Sarasota has long sold a mix of white sand beaches and a serious arts scene, with theaters and galleries just a drive from the shore. That cultured image collided with a hard fought overhaul of New College of Florida, where new trustees, firings, and program cuts turned a tiny campus into a national battleground over so called woke education. Faculty left, students protested, and donors lined up on both sides. At beach bars and museum fundraisers, small talk now brushes up against tense questions about what learning is for. Parents weighing where to send their kids look at palm trees, tuition, and whether classrooms feel free.
Ocean City, New Jersey

Ocean City calls itself Americas greatest family resort, a dry town with boardwalk rides, bikes, and morning donuts overlooking the surf. Underneath that nostalgia, recent school board elections backed by conservative pastors brought heated fights over curriculum, LGBTQ inclusion, and whose values should set the tone for students. Some parents cheer what they see as a return to basics; others worry that certain families are quietly being told they do not belong.
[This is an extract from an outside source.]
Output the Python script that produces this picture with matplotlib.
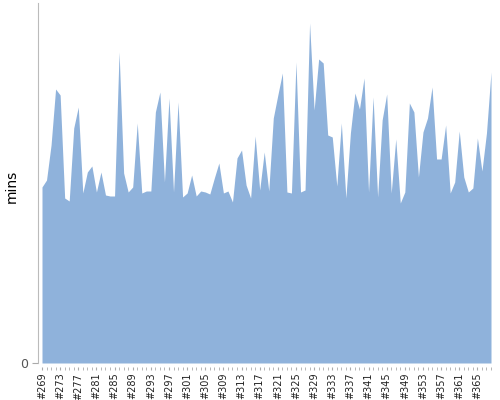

The gap between the sunny slogan and quiet conversations keeps widening each school year. Teachers and students feel that strain long after beach crowds drive home.
Santa Rosa Beach, Florida

Santa Rosa Beach and the 30A corridor sell an almost unreal calm: pastel houses, food trucks, and carefully branded simple life vacations. That curated charm now exists alongside national warnings from civil rights groups about Florida policies that affect Black and LGBTQ travelers. One widely shared family road trip story captured the mix of joy in the landscape and unease about the wider climate. Locals who depend on tourism wrestle with how to acknowledge that tension without scaring guests or denying what some neighbors feel. The gulf looks soft and endless, even as trust feels much smaller.